┌──

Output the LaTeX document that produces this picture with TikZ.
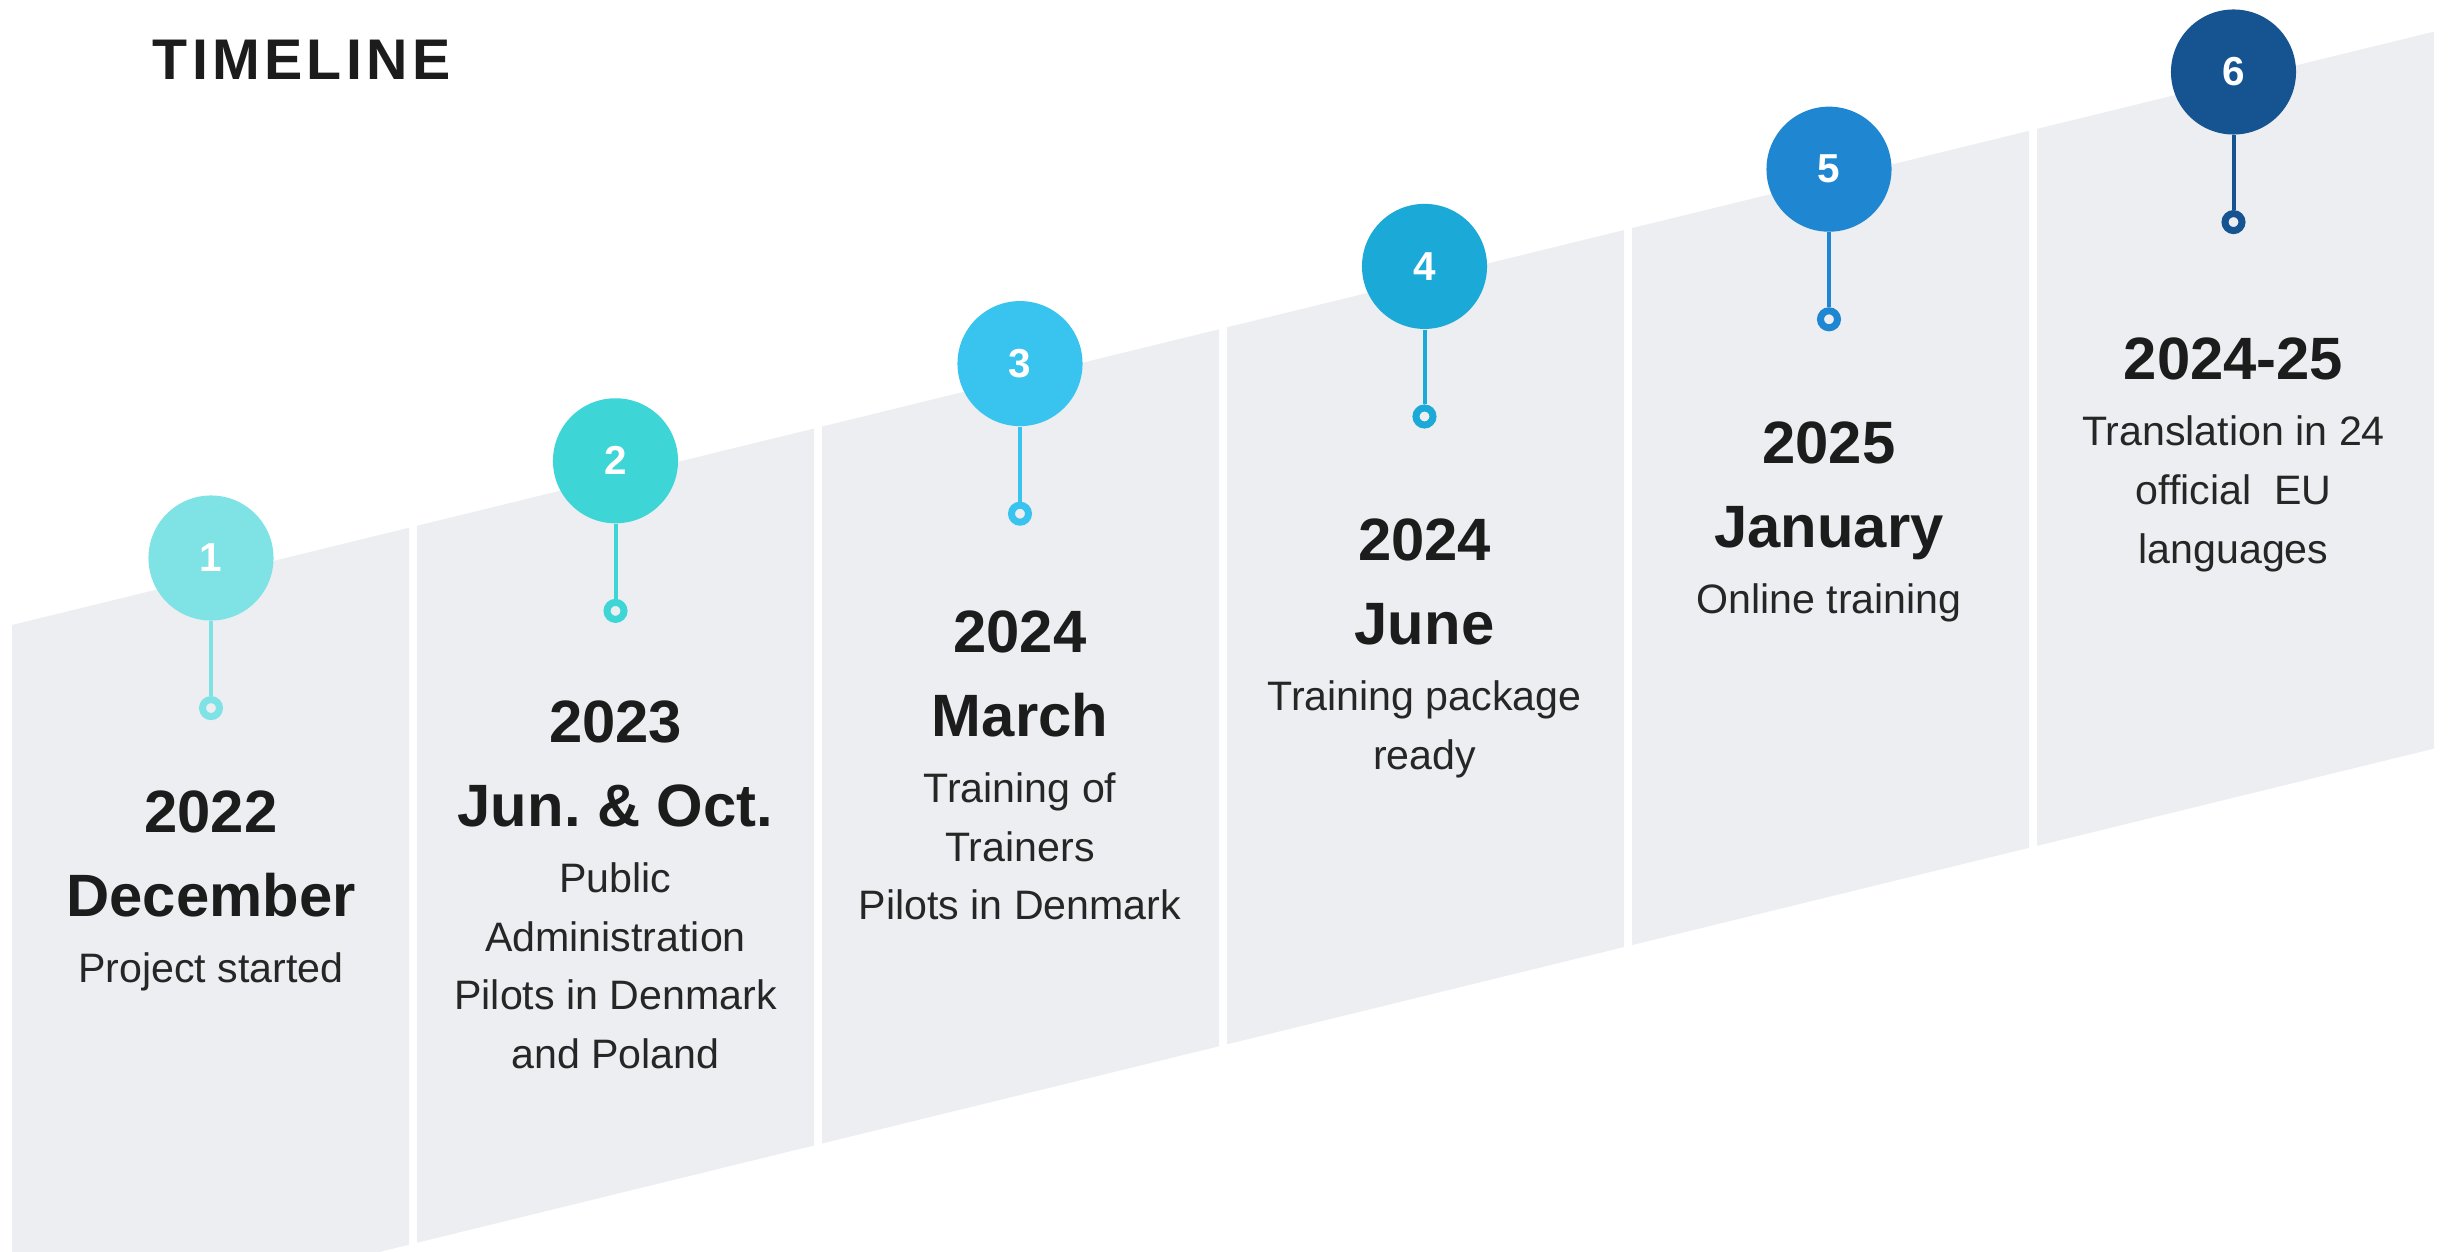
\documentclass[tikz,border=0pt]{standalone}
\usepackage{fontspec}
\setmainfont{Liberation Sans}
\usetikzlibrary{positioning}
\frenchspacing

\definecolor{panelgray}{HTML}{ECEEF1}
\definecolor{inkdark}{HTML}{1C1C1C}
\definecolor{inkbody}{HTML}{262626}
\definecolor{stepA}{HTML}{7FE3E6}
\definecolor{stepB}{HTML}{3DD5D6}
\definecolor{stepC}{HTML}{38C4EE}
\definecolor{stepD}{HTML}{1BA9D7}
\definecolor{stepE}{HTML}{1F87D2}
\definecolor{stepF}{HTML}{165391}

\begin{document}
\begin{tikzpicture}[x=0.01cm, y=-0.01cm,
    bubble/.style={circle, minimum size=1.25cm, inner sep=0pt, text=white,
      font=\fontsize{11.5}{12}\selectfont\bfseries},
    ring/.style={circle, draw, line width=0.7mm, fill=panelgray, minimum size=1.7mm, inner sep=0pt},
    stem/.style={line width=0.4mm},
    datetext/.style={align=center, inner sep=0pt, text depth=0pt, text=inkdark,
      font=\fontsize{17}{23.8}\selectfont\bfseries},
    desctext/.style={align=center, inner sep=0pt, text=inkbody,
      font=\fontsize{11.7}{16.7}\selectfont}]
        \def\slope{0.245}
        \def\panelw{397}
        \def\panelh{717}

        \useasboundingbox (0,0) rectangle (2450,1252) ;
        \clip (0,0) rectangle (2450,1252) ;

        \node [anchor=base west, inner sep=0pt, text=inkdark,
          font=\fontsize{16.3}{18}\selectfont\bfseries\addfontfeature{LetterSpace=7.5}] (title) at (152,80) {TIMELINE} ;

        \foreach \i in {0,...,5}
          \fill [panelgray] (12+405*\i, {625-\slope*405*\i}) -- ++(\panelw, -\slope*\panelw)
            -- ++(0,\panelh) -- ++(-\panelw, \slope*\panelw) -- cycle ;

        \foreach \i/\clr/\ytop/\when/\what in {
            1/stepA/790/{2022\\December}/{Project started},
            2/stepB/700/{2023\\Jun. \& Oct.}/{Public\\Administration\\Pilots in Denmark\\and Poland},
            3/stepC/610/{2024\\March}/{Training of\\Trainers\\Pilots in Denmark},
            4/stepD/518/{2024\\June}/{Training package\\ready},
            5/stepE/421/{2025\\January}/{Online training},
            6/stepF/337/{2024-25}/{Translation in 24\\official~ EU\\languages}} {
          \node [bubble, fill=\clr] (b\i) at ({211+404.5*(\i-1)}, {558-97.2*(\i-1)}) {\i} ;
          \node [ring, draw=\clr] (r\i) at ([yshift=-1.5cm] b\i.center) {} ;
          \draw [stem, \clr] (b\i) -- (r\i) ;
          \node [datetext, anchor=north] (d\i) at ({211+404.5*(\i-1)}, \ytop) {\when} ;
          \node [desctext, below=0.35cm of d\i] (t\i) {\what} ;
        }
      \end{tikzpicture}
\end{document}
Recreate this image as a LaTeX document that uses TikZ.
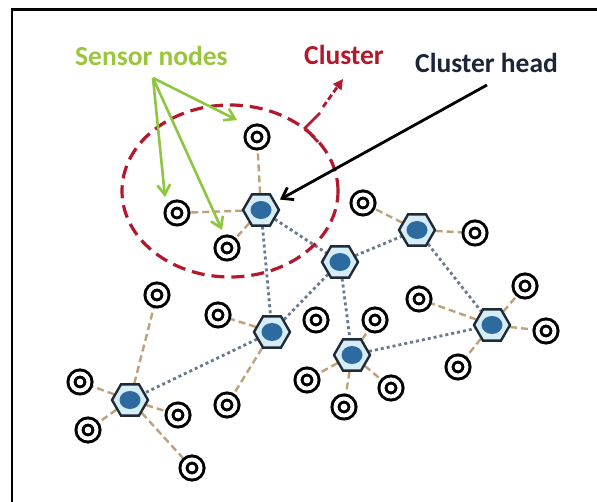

└──

TASK BRIEF> Beginning with the first line of the records above, extract each line exactly through the line that holds "-- ++(0,\panelh) -- ++(-\panelw, \slope*\panelw)", both ends included. Omit pictures.

ANSWER TO THE EXERCISE>
Output the LaTeX document that produces this picture with TikZ.
\documentclass[tikz,border=0pt]{standalone}
\usepackage{fontspec}
\setmainfont{Liberation Sans}
\usetikzlibrary{positioning}
\frenchspacing

\definecolor{panelgray}{HTML}{ECEEF1}
\definecolor{inkdark}{HTML}{1C1C1C}
\definecolor{inkbody}{HTML}{262626}
\definecolor{stepA}{HTML}{7FE3E6}
\definecolor{stepB}{HTML}{3DD5D6}
\definecolor{stepC}{HTML}{38C4EE}
\definecolor{stepD}{HTML}{1BA9D7}
\definecolor{stepE}{HTML}{1F87D2}
\definecolor{stepF}{HTML}{165391}

\begin{document}
\begin{tikzpicture}[x=0.01cm, y=-0.01cm,
    bubble/.style={circle, minimum size=1.25cm, inner sep=0pt, text=white,
      font=\fontsize{11.5}{12}\selectfont\bfseries},
    ring/.style={circle, draw, line width=0.7mm, fill=panelgray, minimum size=1.7mm, inner sep=0pt},
    stem/.style={line width=0.4mm},
    datetext/.style={align=center, inner sep=0pt, text depth=0pt, text=inkdark,
      font=\fontsize{17}{23.8}\selectfont\bfseries},
    desctext/.style={align=center, inner sep=0pt, text=inkbody,
      font=\fontsize{11.7}{16.7}\selectfont}]
        \def\slope{0.245}
        \def\panelw{397}
        \def\panelh{717}

        \useasboundingbox (0,0) rectangle (2450,1252) ;
        \clip (0,0) rectangle (2450,1252) ;

        \node [anchor=base west, inner sep=0pt, text=inkdark,
          font=\fontsize{16.3}{18}\selectfont\bfseries\addfontfeature{LetterSpace=7.5}] (title) at (152,80) {TIMELINE} ;

        \foreach \i in {0,...,5}
          \fill [panelgray] (12+405*\i, {625-\slope*405*\i}) -- ++(\panelw, -\slope*\panelw)
            -- ++(0,\panelh) -- ++(-\panelw, \slope*\panelw) -- cycle ;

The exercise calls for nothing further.